Over the next 15 months or so, firefighters from the County of Grande Prairie will be training first responders in Horse Lake First Nation.
Adminstrator Darwin Eckstrom says the ball got rolling after the CBC’s Michael Enright published an essay revealing that Canadians living on a reserve are ten times more likely to die in a house fire.
“Right now we have limited training for the members of the band, and what we wanted to do is we’re going to bring them up to an introductory firefighting level. It’s basically the same course the County is teaching to the people that are doing their fire training.”
12 members of the local fire department will get basic firefighting safety and suppression skills training every Thursday and some Saturdays.
The cost will be covered by funding from the provincial government.

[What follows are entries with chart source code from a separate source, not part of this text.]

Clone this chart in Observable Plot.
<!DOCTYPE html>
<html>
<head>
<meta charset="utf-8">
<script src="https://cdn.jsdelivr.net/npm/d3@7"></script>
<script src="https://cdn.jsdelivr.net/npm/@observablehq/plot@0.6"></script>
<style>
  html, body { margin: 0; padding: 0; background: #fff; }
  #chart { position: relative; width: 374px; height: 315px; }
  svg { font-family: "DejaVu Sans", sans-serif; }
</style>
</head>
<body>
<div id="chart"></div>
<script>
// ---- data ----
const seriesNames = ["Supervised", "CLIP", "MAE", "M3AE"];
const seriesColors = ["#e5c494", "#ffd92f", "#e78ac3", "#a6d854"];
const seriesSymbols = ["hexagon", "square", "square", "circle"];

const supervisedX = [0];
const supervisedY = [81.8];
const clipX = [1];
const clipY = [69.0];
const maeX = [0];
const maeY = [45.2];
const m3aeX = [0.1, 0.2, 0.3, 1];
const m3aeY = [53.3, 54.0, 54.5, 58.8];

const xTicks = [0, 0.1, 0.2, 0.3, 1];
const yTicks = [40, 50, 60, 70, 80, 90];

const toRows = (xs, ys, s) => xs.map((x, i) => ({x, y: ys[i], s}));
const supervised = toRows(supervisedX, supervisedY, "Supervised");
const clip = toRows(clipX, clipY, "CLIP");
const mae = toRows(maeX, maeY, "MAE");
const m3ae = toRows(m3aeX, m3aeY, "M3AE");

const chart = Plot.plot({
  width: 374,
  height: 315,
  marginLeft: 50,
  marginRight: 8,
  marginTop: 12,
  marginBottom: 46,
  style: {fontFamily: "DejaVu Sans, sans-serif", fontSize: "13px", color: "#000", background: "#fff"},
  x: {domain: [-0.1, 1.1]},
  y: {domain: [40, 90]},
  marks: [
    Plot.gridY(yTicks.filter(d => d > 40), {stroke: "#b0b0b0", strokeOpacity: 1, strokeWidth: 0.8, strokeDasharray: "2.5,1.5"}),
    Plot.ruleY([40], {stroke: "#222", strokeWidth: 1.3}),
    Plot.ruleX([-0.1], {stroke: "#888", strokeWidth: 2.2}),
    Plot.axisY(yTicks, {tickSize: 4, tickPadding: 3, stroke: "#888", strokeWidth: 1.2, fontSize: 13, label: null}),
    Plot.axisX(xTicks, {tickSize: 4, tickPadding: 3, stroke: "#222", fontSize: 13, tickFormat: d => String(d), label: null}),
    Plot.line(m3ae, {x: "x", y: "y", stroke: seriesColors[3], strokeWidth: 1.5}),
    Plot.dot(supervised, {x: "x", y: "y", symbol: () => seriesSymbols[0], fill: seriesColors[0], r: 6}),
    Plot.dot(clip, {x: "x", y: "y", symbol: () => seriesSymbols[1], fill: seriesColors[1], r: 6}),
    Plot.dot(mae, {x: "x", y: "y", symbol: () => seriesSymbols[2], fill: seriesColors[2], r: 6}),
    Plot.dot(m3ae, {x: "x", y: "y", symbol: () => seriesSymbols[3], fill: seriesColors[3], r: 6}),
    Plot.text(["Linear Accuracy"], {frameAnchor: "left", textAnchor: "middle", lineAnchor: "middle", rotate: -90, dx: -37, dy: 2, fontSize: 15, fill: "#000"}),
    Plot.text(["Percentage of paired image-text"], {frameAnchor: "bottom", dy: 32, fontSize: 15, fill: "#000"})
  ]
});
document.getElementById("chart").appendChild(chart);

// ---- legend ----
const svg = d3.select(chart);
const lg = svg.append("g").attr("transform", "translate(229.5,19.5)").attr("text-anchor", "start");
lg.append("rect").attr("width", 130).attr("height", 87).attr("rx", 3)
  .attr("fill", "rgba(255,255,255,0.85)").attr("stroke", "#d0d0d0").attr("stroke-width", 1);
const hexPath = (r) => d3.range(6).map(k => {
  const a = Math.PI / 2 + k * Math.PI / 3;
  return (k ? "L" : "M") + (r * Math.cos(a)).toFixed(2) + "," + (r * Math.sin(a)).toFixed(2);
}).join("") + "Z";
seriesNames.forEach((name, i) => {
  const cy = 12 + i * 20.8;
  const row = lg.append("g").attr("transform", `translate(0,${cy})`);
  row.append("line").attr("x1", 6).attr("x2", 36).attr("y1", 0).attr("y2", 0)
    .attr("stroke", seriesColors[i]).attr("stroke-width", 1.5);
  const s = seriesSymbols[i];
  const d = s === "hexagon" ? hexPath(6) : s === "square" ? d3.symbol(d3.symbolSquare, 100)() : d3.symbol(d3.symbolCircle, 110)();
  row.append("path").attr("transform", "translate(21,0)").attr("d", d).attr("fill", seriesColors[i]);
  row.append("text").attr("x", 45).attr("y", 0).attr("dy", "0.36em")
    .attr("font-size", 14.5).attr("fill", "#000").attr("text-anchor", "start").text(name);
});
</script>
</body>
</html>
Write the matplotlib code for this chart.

County Reeve Leanne Beaupre says they jumped at the opportunity to help improve safety in the community.
“It’s invaluable for them, for the security and peace of mind to be able to respond in a timely fashion and to know that you’re able to be that lifesaver or be able to save a structure because of the response time it takes to come.
The closest County station is in Hythe.
Beaupre hopes this partnership will lead to others in the future.
Photo: County Reeve Leanne Beaupre and Horse Lake First Nations Chief Eugene Horseman with Aboriginal Affairs Associate Minister Dorward, Grande Prairie-Wapiti MLA Honourable Wayne Drysdale, County Councillor Bob Marshall, County Councillor Brock Smith, County Fire Chief Everett Cooke, County Deputy Fire Chief of Rural Operations Dan Verdun, and members of the Horse Lake First Nations Council.